If you took one look at your spreading, baby-boomer paunch and just knew that Darden's top brass had painted its bull's-eye smack on your belly button, you'd be absolutely right. Seasons 52 serves no dish that's more than 475 calories. Judging from the decidedly pricey crowd of doctors, lawyers, and silver-haired doyennes we observed, not to mention entire tables dressed head-to-toe in black, the marketing department has hit its target dead-on.
What the organizers apparently didn't plan on was an opening-night turnout so immense that patrons were practically coming to blows as they jockeyed at the buffet for tiny plates of quail with mashed sweet potato, baby bites of roast pork tenderloin, and thimblefuls of grilled sea scallops. Low blood sugar, the 30-minute wait in line for food, and the liberal dispensation of free glasses of wine combined to raise the emotional temperature of these well-heeled Fort Lauderdalians to well beyond boiling. After half an hour of fending off queue-hoppers wafting clouds of Estée Lauder, even our own unshakable self-possession began to wobble.

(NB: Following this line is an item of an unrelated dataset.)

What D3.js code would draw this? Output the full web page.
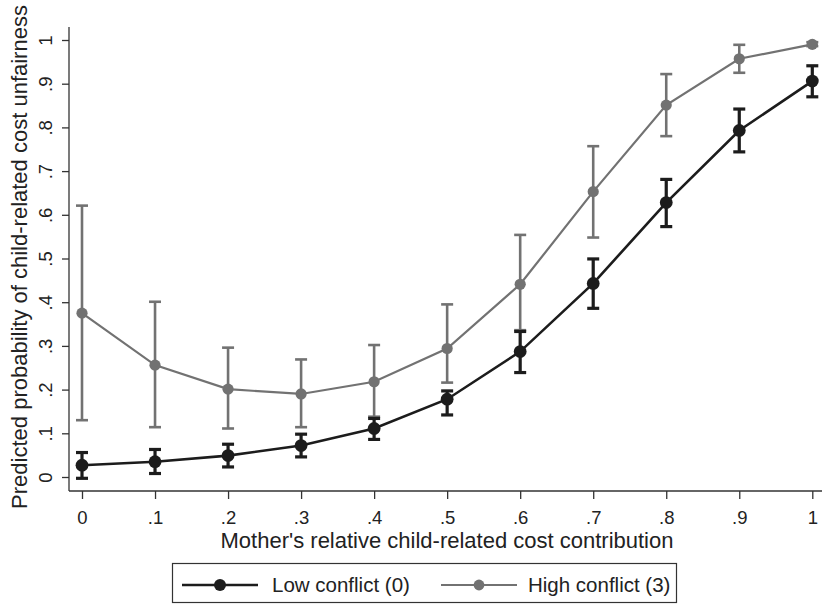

Seasons' food is pretty good. The restaurant promises to make minor adjustments in the menu every week to reflect the changing availability of seasonal meat and produce. Apart from the "winter greens salad," the "cracked wheat and cranberry tabbouleh," the quail breast, and the turkey with Vidalia onions, the menu was only sort-of winterish -- but we weren't expecting Seasons to be the East Coast's answer to Chez Panisse. More's in store: If the concept works at Galleria, Darden has its eye on Boca Raton and Palm Beach Gardens, two more cities where the boomer ranges freely.